Another mistake is ignoring housing and shaft tolerances. Clearance selection cannot be separated from fit class, material, wall thickness, and assembly method. A bearing that performs well in one machine may behave differently in another with the same nominal load because the fit and thermal environment are different.
A third mistake is treating catalog clearance as operating clearance. The clearance marked on the bearing exists before installation. What matters in service is the remaining internal clearance after mounting, thermal expansion, and elastic deformation.
A practical decision path for clearance selection
For most industrial applications, the process should be straightforward. Define the bearing type and arrangement, then review shaft and housing fits, expected operating temperature, speed, load level, and required running accuracy. From there, estimate how much initial clearance will be reduced during mounting and operation.
If the bearing will have tight interference fits, a hotter inner ring, or higher speed, move toward greater internal clearance. If the application is stable, moderate in temperature, and uses standard fits, Normal clearance may be the correct commercial and technical choice. If rigidity and precision are critical, clearance must be evaluated more carefully within the overall machine design.

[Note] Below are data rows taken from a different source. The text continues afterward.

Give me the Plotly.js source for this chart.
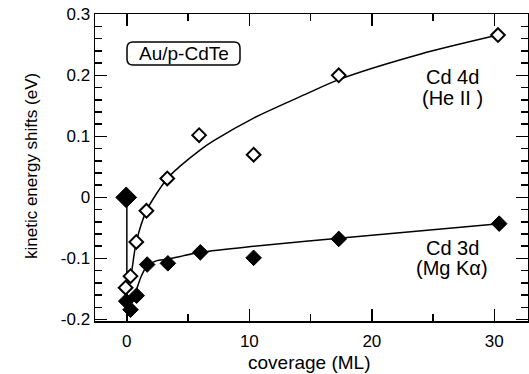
<!DOCTYPE html>
<html>
<head>
<meta charset="utf-8">
<script src="https://cdn.plot.ly/plotly-3.0.1.min.js"></script>
<style>html,body{margin:0;padding:0;background:#fff;}#chart{width:529px;height:374px;}</style>
</head>
<body>
<div id="chart"></div>
<script>
// Cd 4d (He II) measured points – open diamonds
const cd4dX = [-0.1, 0.3, 0.77, 1.6, 3.3, 5.9, 10.35, 17.3, 30.3];
const cd4dY = [-0.148, -0.129, -0.073, -0.022, 0.031, 0.102, 0.070, 0.200, 0.266];
// Cd 3d (Mg Ka) measured points – filled diamonds
const cd3dX = [-0.05, 0.3, 0.8, 1.66, 3.35, 6.0, 10.35, 17.3, 30.4];
const cd3dY = [-0.170, -0.184, -0.161, -0.110, -0.108, -0.090, -0.099, -0.068, -0.043];
// clean-surface reference point (large filled diamond)
const cleanX = [-0.05];
const cleanY = [0.0];
// guide-to-the-eye curves
const fit4dX = [-0.1, 0.3, 0.77, 1.6, 3.3, 4.4, 6.0, 7.1, 10.35, 14.7, 17.3, 24, 30.3];
const fit4dY = [-0.148, -0.13, -0.073, -0.022, 0.031, 0.052, 0.078, 0.093, 0.130, 0.170, 0.193, 0.235, 0.266];
const fit3dDropX = [0.0, 0.0];
const fit3dDropY = [0.0, -0.172];
const fit3dX = [0.1, 0.4, 0.8, 1.2, 1.66, 2.4, 3.35, 6.0, 10.35, 17.3, 30.4];
const fit3dY = [-0.180, -0.168, -0.150, -0.128, -0.112, -0.104, -0.101, -0.090, -0.080, -0.067, -0.043];
// axis ticks
const xTickVals = [0, 10, 20, 30];
const xTickText = ['0', '10', '20', '30'];
const yTickVals = [-0.2, -0.1, 0, 0.1, 0.2, 0.3];
const yTickText = ['-0.2', '-0.1', '0', '0.1', '0.2', '0.3'];
// titles and labels
const xTitle = 'coverage (ML)';
const yTitle = 'kinetic energy shifts (eV)';
const sampleLabel = 'Au/p-CdTe';
const seriesLabels = [['Cd 4d', '(He II )'], ['Cd 3d', '(Mg Kα)']];

const FONT = 'Liberation Sans, Arial, Helvetica, sans-serif';
const W = 529, H = 374, ML = 95, MR = 1, MT = 14, MB = 53;
const pw = W - ML - MR, ph = H - MT - MB;
const px2x = p => (p - ML) / pw;
const px2y = p => (H - MB - p) / ph;
const XR = [-2.6, 32.75], YR = [-0.2025, 0.3005];

// rounded box around the sample label (pixel geometry -> paper coords)
function roundedBox(x0, y0, x1, y1, r) {
  const X = px2x, Y = px2y;
  return `M ${X(x0 + r)} ${Y(y0)} L ${X(x1 - r)} ${Y(y0)} Q ${X(x1)} ${Y(y0)} ${X(x1)} ${Y(y0 + r)} ` +
    `L ${X(x1)} ${Y(y1 - r)} Q ${X(x1)} ${Y(y1)} ${X(x1 - r)} ${Y(y1)} ` +
    `L ${X(x0 + r)} ${Y(y1)} Q ${X(x0)} ${Y(y1)} ${X(x0)} ${Y(y1 - r)} ` +
    `L ${X(x0)} ${Y(y0 + r)} Q ${X(x0)} ${Y(y0)} ${X(x0 + r)} ${Y(y0)} Z`;
}

const traces = [
  {x: fit4dX, y: fit4dY, mode: 'lines', line: {color: '#000', width: 1.5, shape: 'spline', smoothing: 0.8}, hoverinfo: 'skip'},
  {x: fit3dDropX, y: fit3dDropY, mode: 'lines', line: {color: '#000', width: 1.5}, hoverinfo: 'skip'},
  {x: fit3dX, y: fit3dY, mode: 'lines', line: {color: '#000', width: 1.5, shape: 'spline', smoothing: 0.8}, hoverinfo: 'skip'},
  {x: cd4dX, y: cd4dY, mode: 'markers', name: 'Cd 4d (He II)',
   marker: {symbol: 'diamond', size: 10.5, color: '#fff', line: {color: '#000', width: 2}}},
  {x: cd3dX, y: cd3dY, mode: 'markers', name: 'Cd 3d (Mg Kα)',
   marker: {symbol: 'diamond', size: 12, color: '#000', line: {color: '#000', width: 1}}},
  {x: cleanX, y: cleanY, mode: 'markers', name: 'clean',
   marker: {symbol: 'diamond', size: 16, color: '#000', line: {color: '#000', width: 1}}},
  // empty traces so the extra tick-only axes are drawn
  {x: [], y: [], xaxis: 'x2', yaxis: 'y2', mode: 'markers', hoverinfo: 'skip'},
  {x: [], y: [], xaxis: 'x3', yaxis: 'y', mode: 'markers', hoverinfo: 'skip'}
];

const tickCommon = {
  showgrid: false, zeroline: false, showline: true, linecolor: '#000', linewidth: 1.5,
  ticks: 'inside', ticklen: 12, tickwidth: 1.5, tickcolor: '#000',
  tickfont: {family: FONT, size: 17, color: '#000'}
};
const xMinor = {tickmode: 'linear', tick0: 0, dtick: 5, ticks: 'inside', ticklen: 7, tickwidth: 1.5, tickcolor: '#000'};
const yMinor = {tickmode: 'linear', tick0: 0, dtick: 0.02, ticks: 'inside', ticklen: 7, tickwidth: 1.5, tickcolor: '#000'};

const txt = (text, xp, yp, size, extra) => Object.assign({
  text: text, xref: 'paper', yref: 'paper', x: px2x(xp), y: px2y(yp), showarrow: false,
  xanchor: 'center', yanchor: 'middle', font: {family: FONT, size: size, color: '#000'}
}, extra || {});

const layout = {
  width: W, height: H,
  margin: {l: ML, r: MR, t: MT, b: MB, pad: 0},
  paper_bgcolor: '#fff', plot_bgcolor: '#fff',
  showlegend: false,
  font: {family: FONT, color: '#000'},
  // bottom axis: labels only (invisible outside ticks push the labels down a little)
  xaxis: Object.assign({}, tickCommon, {
    range: XR, tickmode: 'array', tickvals: xTickVals, ticktext: xTickText,
    ticks: 'outside', ticklen: 4, tickcolor: 'rgba(0,0,0,0)'
  }),
  // bottom axis: inside major + minor ticks
  xaxis3: Object.assign({}, tickCommon, {
    overlaying: 'x', side: 'bottom', anchor: 'y', range: XR, tickmode: 'array', tickvals: xTickVals,
    showticklabels: false, minor: xMinor
  }),
  yaxis: Object.assign({}, tickCommon, {
    range: YR, tickmode: 'array', tickvals: yTickVals, ticktext: yTickText,
    minor: yMinor
  }),
  xaxis2: Object.assign({}, tickCommon, {
    overlaying: 'x', side: 'top', anchor: 'y2', range: XR, tickmode: 'array', tickvals: xTickVals,
    showticklabels: false, minor: xMinor
  }),
  yaxis2: Object.assign({}, tickCommon, {
    overlaying: 'y', side: 'right', anchor: 'x2', range: YR, tickmode: 'array', tickvals: yTickVals,
    showticklabels: false, minor: yMinor
  }),
  shapes: [
    {type: 'path', xref: 'paper', yref: 'paper', path: roundedBox(127, 42, 240, 65, 6),
     line: {color: '#000', width: 1.5}, fillcolor: 'rgba(0,0,0,0)'}
  ],
  annotations: [
    txt(xTitle, 309, 362, 19),
    txt(yTitle, 31, 166, 17, {textangle: -90}),
    txt(sampleLabel, 183.5, 53.5, 19),
    txt(seriesLabels[0][0], 452, 77, 20),
    txt(seriesLabels[0][1], 452, 98, 20),
    txt(seriesLabels[1][0], 452, 248, 20),
    txt(seriesLabels[1][1], 452, 268, 20)
  ]
};

Plotly.newPlot('chart', traces, layout, {staticPlot: true, displayModeBar: false});
</script>
</body>
</html>
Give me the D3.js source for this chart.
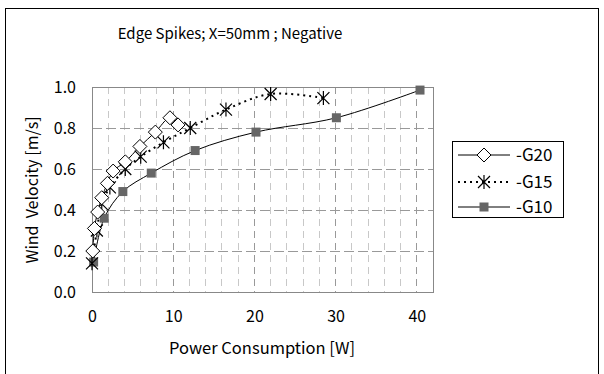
<!DOCTYPE html>
<html><head><meta charset="utf-8">
<script src="https://cdn.jsdelivr.net/npm/d3@7"></script>
<style>body{margin:0;background:#fff}svg{display:block}text{font-family:"Noto Sans CJK JP","Liberation Sans",sans-serif;fill:#000;white-space:pre}</style>
</head><body><svg id="c" width="604" height="374"></svg>
<script>
const title = "Edge Spikes; X=50mm ; Negative";
const xLabel = "Power Consumption [W]";
const yLabel = "Wind  Velocity [m/s]";
const xTicks = [0, 10, 20, 30, 40];
const yTicks = [0.0, 0.2, 0.4, 0.6, 0.8, 1.0];
const seriesNames = ["-G20", "-G15", "-G10"];
const g20x = [0.1, 0.3, 0.7, 1.2, 1.9, 2.6, 4.1, 5.9, 7.8, 9.6, 10.6];
const g20y = [0.20, 0.31, 0.39, 0.46, 0.53, 0.59, 0.635, 0.71, 0.78, 0.85, 0.815];
const g15x = [0.0, 0.6, 1.2, 2.2, 4.1, 6.0, 8.8, 12.1, 16.5, 22.0, 28.5];
const g15y = [0.14, 0.30, 0.43, 0.51, 0.60, 0.66, 0.73, 0.80, 0.89, 0.966, 0.946];
const g10x = [0.2, 1.5, 3.8, 7.3, 12.7, 20.2, 30.1, 40.4];
const g10y = [0.146, 0.36, 0.49, 0.58, 0.69, 0.78, 0.85, 0.985];

const svg = d3.select("#c");
svg.append("rect").attr("x",5.5).attr("y",8.5).attr("width",593).attr("height",400)
  .attr("fill","#fff").attr("stroke","#000").attr("stroke-width",1);

const L=92, R=433, T=87, B=292;
const x = d3.scaleLinear().domain([0,42]).range([L,R]);
const y = d3.scaleLinear().domain([0,1]).range([B,T]);

// grid
const g = svg.append("g");
d3.range(2, 42, 2).forEach(v=>{
  g.append("line").attr("x1",x(v)).attr("x2",x(v)).attr("y1",T).attr("y2",B)
   .attr("stroke", v%10===0 ? "#999" : "#c8c8c8").attr("stroke-width",1)
   .attr("stroke-dasharray","7,5").attr("shape-rendering","crispEdges");
});
yTicks.slice(1,-1).forEach(v=>{
  g.append("line").attr("x1",L).attr("x2",R).attr("y1",y(v)).attr("y2",y(v))
   .attr("stroke","#999").attr("stroke-width",1).attr("stroke-dasharray","10,4")
   .attr("shape-rendering","crispEdges");
});
svg.append("rect").attr("x",L).attr("y",T).attr("width",R-L).attr("height",B-T)
  .attr("fill","none").attr("stroke","#888").attr("shape-rendering","crispEdges");

// axes
const xa = svg.append("g").attr("transform",`translate(0,${B})`)
  .call(d3.axisBottom(x).tickValues(xTicks).tickSize(0).tickPadding(19).tickFormat(d3.format("d")));
xa.select(".domain").remove();
xa.selectAll("text").attr("font-size",16);
const ya = svg.append("g").attr("transform",`translate(${L},0)`)
  .call(d3.axisLeft(y).tickValues(yTicks).tickSize(0).tickPadding(16).tickFormat(d3.format(".1f")));
ya.select(".domain").remove();
ya.selectAll("text").attr("font-size",16);

svg.append("text").attr("x",230).attr("y",39).attr("text-anchor","middle").attr("font-size",15).text(title);
svg.append("text").attr("x",262).attr("y",354).attr("text-anchor","middle").attr("font-size",16.5).text(xLabel);
svg.append("text").attr("transform","translate(38,190) rotate(-90)").attr("text-anchor","middle").attr("font-size",16).text(yLabel);

const line = d3.line().x(d=>x(d[0])).y(d=>y(d[1])).curve(d3.curveCatmullRom.alpha(0.5));
const d20 = g20x.map((v,i)=>[v,g20y[i]]);
const d15 = g15x.map((v,i)=>[v,g15y[i]]);
const d10 = g10x.map((v,i)=>[v,g10y[i]]);

svg.append("path").attr("d",line(d10)).attr("fill","none").attr("stroke","#000").attr("stroke-width",1);
svg.append("path").attr("d",line(d15)).attr("fill","none").attr("stroke","#000").attr("stroke-width",2).attr("stroke-dasharray","2,4");
svg.append("path").attr("d",line(d20)).attr("fill","none").attr("stroke","#000").attr("stroke-width",1);

function square(sel,cx,cy){ sel.append("rect").attr("x",cx-4.5).attr("y",cy-4.5).attr("width",9).attr("height",9).attr("fill","#666"); }
function star(sel,cx,cy){
  const s=6; sel.append("path").attr("d",
    `M${cx-s},${cy-s}L${cx+s},${cy+s}M${cx-s},${cy+s}L${cx+s},${cy-s}M${cx},${cy-s-1}L${cx},${cy+s+1}`)
   .attr("stroke","#000").attr("stroke-width",1.2).attr("fill","none");
}
function diamond(sel,cx,cy){
  const s=7; sel.append("path").attr("d",`M${cx},${cy-s}L${cx+s},${cy}L${cx},${cy+s}L${cx-s},${cy}Z`)
   .attr("fill","#fff").attr("stroke","#000").attr("stroke-width",1);
}
const mk = svg.append("g");
d10.forEach(d=>square(mk,x(d[0]),y(d[1])));
d15.forEach(d=>star(mk,x(d[0]),y(d[1])));
d20.forEach(d=>diamond(mk,x(d[0]),y(d[1])));

// legend
const lg = svg.append("g");
lg.append("rect").attr("x",452.5).attr("y",141.5).attr("width",111).attr("height",76).attr("fill","#fff").attr("stroke","#000");
const rows=[155,182,207];
const fns=[diamond,star,square];
rows.forEach((ry,i)=>{
  const l = lg.append("line").attr("x1",458).attr("x2",510).attr("y1",ry).attr("y2",ry).attr("stroke","#000");
  if(i===1) l.attr("stroke-width",2).attr("stroke-dasharray","2,4"); else l.attr("stroke-width",1);
  fns[i](lg,484,ry);
  lg.append("text").attr("x",516).attr("y",ry+6).attr("font-size",17).text(seriesNames[i]);
});
</script></body></html>
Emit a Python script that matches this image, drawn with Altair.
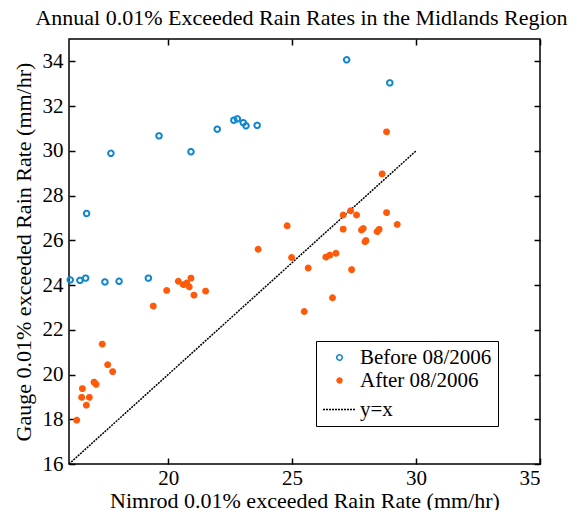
import altair as alt
import pandas as pd

FONT = "Liberation Serif"
BLUE = "#0F86CF"
ORANGE = "#FF5A0A"

SERIES = ["Before 08/2006", "After 08/2006", "y=x"]

before_x = [16.05, 16.44, 16.67, 17.45, 18.02, 19.20, 16.71, 17.69, 19.63, 20.92,
            21.98, 22.65, 22.79, 23.03, 23.14, 23.59, 27.20, 28.94]
before_y = [24.23, 24.21, 24.31, 24.14, 24.17, 24.31, 27.20, 29.89, 30.67, 29.96,
            30.97, 31.37, 31.43, 31.26, 31.12, 31.14, 34.07, 33.04]

after_x = [16.31, 16.70, 16.51, 16.82, 16.54, 17.01, 17.09, 17.34, 17.56, 17.76,
           19.40, 19.94, 20.41, 20.61, 20.75, 20.85, 20.92, 21.04, 21.51, 23.63,
           24.80, 24.98, 25.65, 25.49, 26.36, 26.52, 26.77, 26.63, 27.40, 27.06,
           27.06, 27.36, 27.60, 27.80, 27.87, 27.94, 27.98, 28.43, 28.51, 28.81,
           29.24, 28.63, 28.81]
after_y = [17.96, 18.63, 18.98, 18.98, 19.37, 19.66, 19.56, 21.36, 20.44, 20.13,
           23.06, 23.76, 24.17, 24.02, 24.09, 23.92, 24.31, 23.55, 23.73, 25.60,
           26.65, 25.23, 24.76, 22.82, 25.25, 25.34, 25.42, 23.43, 24.69, 26.50,
           27.13, 27.32, 27.13, 26.46, 26.53, 25.94, 25.99, 26.39, 26.49, 27.24,
           26.71, 28.97, 30.85]

line_x = [16, 30]
line_y = [16, 30]

x_ticks = [20, 25, 30, 35]
y_ticks = [16, 18, 20, 22, 24, 26, 28, 30, 32, 34]

points = pd.DataFrame({
    "x": before_x + after_x,
    "y": before_y + after_y,
    "series": [SERIES[0]] * len(before_x) + [SERIES[1]] * len(after_x),
})
line = pd.DataFrame({"x": line_x, "y": line_y, "series": [SERIES[2]] * len(line_x)})

x_scale = alt.Scale(domain=[16, 35], nice=False, zero=False)
y_scale = alt.Scale(domain=[16, 35], nice=False, zero=False)
stroke_scale = alt.Scale(domain=SERIES, range=[BLUE, ORANGE, "black"])
fill_scale = alt.Scale(domain=SERIES, range=["transparent", ORANGE, "transparent"])
shape_scale = alt.Scale(domain=SERIES, range=["circle", "circle", "stroke"])
size_scale = alt.Scale(type="ordinal", domain=SERIES, range=[30, 24, 1089])
dash_scale = alt.Scale(domain=SERIES, range=[[1, 0], [1, 0], [2, 1]])

common_axis = dict(grid=False, domain=False, tickColor="black", tickWidth=1.5,
                   tickSize=6, offset=-6, labelFont=FONT, labelFontSize=21,
                   labelColor="black", titleFont=FONT, titleFontSize=22,
                   titleFontWeight="normal", titleColor="black")

legend = alt.Legend(
    title=None, orient="none", legendX=247, legendY=302, direction="vertical",
    labelFont=FONT, labelFontSize=21, labelColor="black", labelLimit=400,
    labelOffset=3, rowPadding=1, padding=6,
    strokeColor="black", fillColor="white", symbolStrokeWidth=1.5,
)

line_layer = alt.Chart(line).mark_line(strokeWidth=1.5, clip=False).encode(
    x=alt.X("x:Q", scale=x_scale,
            axis=alt.Axis(orient="top", values=x_ticks, labels=False, title=None,
                          **common_axis)),
    y=alt.Y("y:Q", scale=y_scale,
            axis=alt.Axis(orient="right", values=y_ticks, labels=False, title=None,
                          **common_axis)),
    stroke=alt.Stroke("series:N", scale=stroke_scale, legend=legend),
    strokeDash=alt.StrokeDash("series:N", scale=dash_scale, legend=legend),
)

point_layer = alt.Chart(points).mark_point(filled=False, strokeWidth=2, clip=False, opacity=1).encode(
    x=alt.X("x:Q", scale=x_scale,
            axis=alt.Axis(orient="bottom", values=x_ticks, labelPadding=3,
                          title="Nimrod 0.01% exceeded Rain Rate (mm/hr)",
                          titleBaseline="alphabetic", titleY=49,
                          **common_axis)),
    y=alt.Y("y:Q", scale=y_scale,
            axis=alt.Axis(orient="left", values=y_ticks, labelPadding=6,
                          title="Gauge 0.01% exceeded Rain Rate (mm/hr)",
                          titleBaseline="alphabetic", titleX=-45,
                          **common_axis)),
    stroke=alt.Stroke("series:N", scale=stroke_scale, legend=legend),
    fill=alt.Fill("series:N", scale=fill_scale, legend=legend),
    shape=alt.Shape("series:N", scale=shape_scale, legend=legend),
    size=alt.Size("series:N", scale=size_scale, legend=legend),
    strokeDash=alt.StrokeDash("series:N", scale=dash_scale, legend=legend),
)

chart = alt.layer(line_layer, point_layer).properties(
    width=471, height=425,
    title=alt.TitleParams("Annual 0.01% Exceeded Rain Rates in the Midlands Region",
                          font=FONT, fontSize=22, fontWeight="normal", color="black",
                          anchor="middle", offset=8, dx=-3),
    autosize="none",
    padding={"left": 61, "top": 31, "right": 28, "bottom": 46},
).configure(
    background="white", font=FONT
).configure_view(
    stroke="black", strokeWidth=1.5
).configure_axis(
    labelFont=FONT, titleFont=FONT
).configure_legend(
    labelFont=FONT, titleFont=FONT
)

chart.save("out.html", embed_options={"renderer": "svg", "actions": False})
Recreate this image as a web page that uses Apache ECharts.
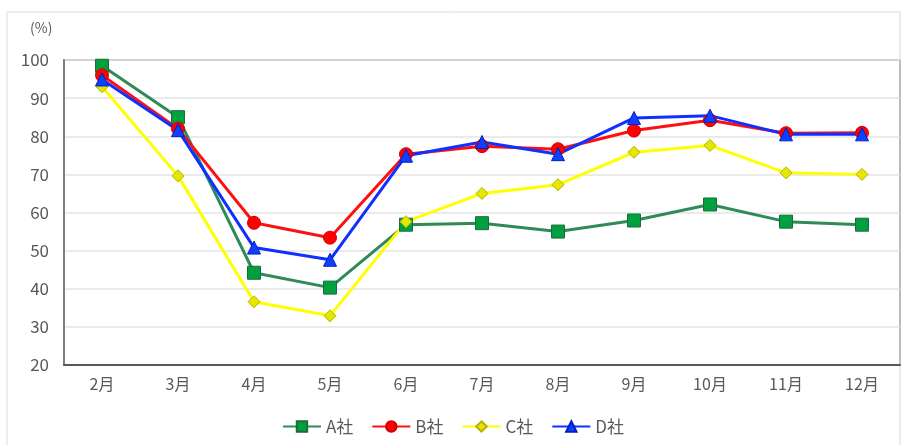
<!DOCTYPE html>
<html>
<head>
<meta charset="utf-8">
<script src="https://cdn.jsdelivr.net/npm/echarts@6/dist/echarts.min.js"></script>
<style>
  html, body { margin: 0; padding: 0; background: #fff; }
  #chart { width: 906px; height: 445px; }
</style>
</head>
<body>
<div id="chart"></div>
<script>
// Monthly rates (%) for four companies, February to December
const months = ['2月', '3月', '4月', '5月', '6月', '7月', '8月', '9月', '10月', '11月', '12月'];
const companyA = [98.5, 85.0, 44.2, 40.3, 56.8, 57.2, 55.0, 57.9, 62.1, 57.6, 56.8];
const companyB = [96.0, 82.0, 57.3, 53.4, 75.3, 77.4, 76.6, 81.5, 84.2, 80.8, 80.9];
const companyC = [93.0, 69.6, 36.6, 32.9, 57.6, 65.0, 67.3, 75.8, 77.6, 70.4, 70.0];
const companyD = [94.9, 81.6, 50.8, 47.6, 74.9, 78.5, 75.3, 84.8, 85.4, 80.5, 80.5];
const seriesNames = ['A社', 'B社', 'C社', 'D社'];
const yTicks = { min: 20, max: 100, step: 10 };

const font = '"Noto Sans CJK JP", "Noto Sans", sans-serif';
const chart = echarts.init(document.getElementById('chart'), null, { renderer: 'canvas' });

function lineSeries(name, data, lineColor, fill, border, symbol, size) {
  return {
    name: name,
    type: 'line',
    data: data,
    symbol: symbol,
    symbolSize: size,
    showAllSymbol: true,
    lineStyle: { color: lineColor, width: 3 },
    itemStyle: { color: fill, borderColor: border, borderWidth: 1 },
    emphasis: { disabled: true },
    animation: false
  };
}

chart.setOption({
  backgroundColor: '#ffffff',
  animation: false,
  graphic: [{
    type: 'rect',
    shape: { x: 7, y: 12, width: 893, height: 440 },
    style: { fill: 'none', stroke: '#d9d9d9', lineWidth: 1 },
    silent: true
  }, {
    type: 'text',
    left: 30, top: 21,
    style: { text: '(%)', fill: '#595959', font: '14px ' + font }
  }],
  grid: {
    left: 64, top: 60, right: 6, bottom: 80,
    show: true, borderColor: '#7f7f7f', borderWidth: 1.5, backgroundColor: 'transparent'
  },
  legend: {
    data: seriesNames,
    bottom: 5,
    left: 'center',
    itemWidth: 38,
    itemHeight: 13,
    itemGap: 18,
    textStyle: { fontSize: 17, color: '#595959', fontFamily: font }
  },
  xAxis: {
    type: 'category',
    data: months,
    boundaryGap: true,
    axisLine: { lineStyle: { color: '#595959', width: 2 } },
    axisTick: { show: false },
    axisLabel: { color: '#595959', fontSize: 16, fontFamily: font, margin: 11 }
  },
  yAxis: {
    type: 'value',
    min: yTicks.min,
    max: yTicks.max,
    interval: yTicks.step,
    axisLine: { show: true, lineStyle: { color: '#7f7f7f', width: 2 } },
    axisTick: { show: false },
    axisLabel: { color: '#595959', fontSize: 17, fontFamily: font, margin: 15 },
    splitLine: { lineStyle: { color: '#e3e3e3', width: 1.5 } }
  },
  series: [
    lineSeries(seriesNames[0], companyA, '#2e8b57', '#00a040', '#1d6b3a', 'rect', 13),
    lineSeries(seriesNames[1], companyB, '#ff1010', '#ff0000', '#d00000', 'circle', 13),
    lineSeries(seriesNames[2], companyC, '#ffff00', '#e6e600', '#b3b300', 'diamond', 12),
    lineSeries(seriesNames[3], companyD, '#1030ff', '#1040ff', '#0020c0', 'triangle', 13)
  ]
});
</script>
</body>
</html>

For export-focused OEM supply and replacement programs, this step is particularly important. The right clearance improves consistency across production batches, reduces warranty risk, and supports better field performance in varied operating environments. That is why technical support on clearance selection often delivers more value than simply matching a bearing number.
JFU Bearings works with distributors and manufacturers that need this level of practical fit-for-service guidance, especially when standard catalog choices are being used across different markets and machine platforms.
When the application data is incomplete, the safest approach is not to guess from habit. Review fit, heat, speed, and load together, then choose the clearance class that gives the bearing the right operating condition after installation, not before. That is where dependable performance begins.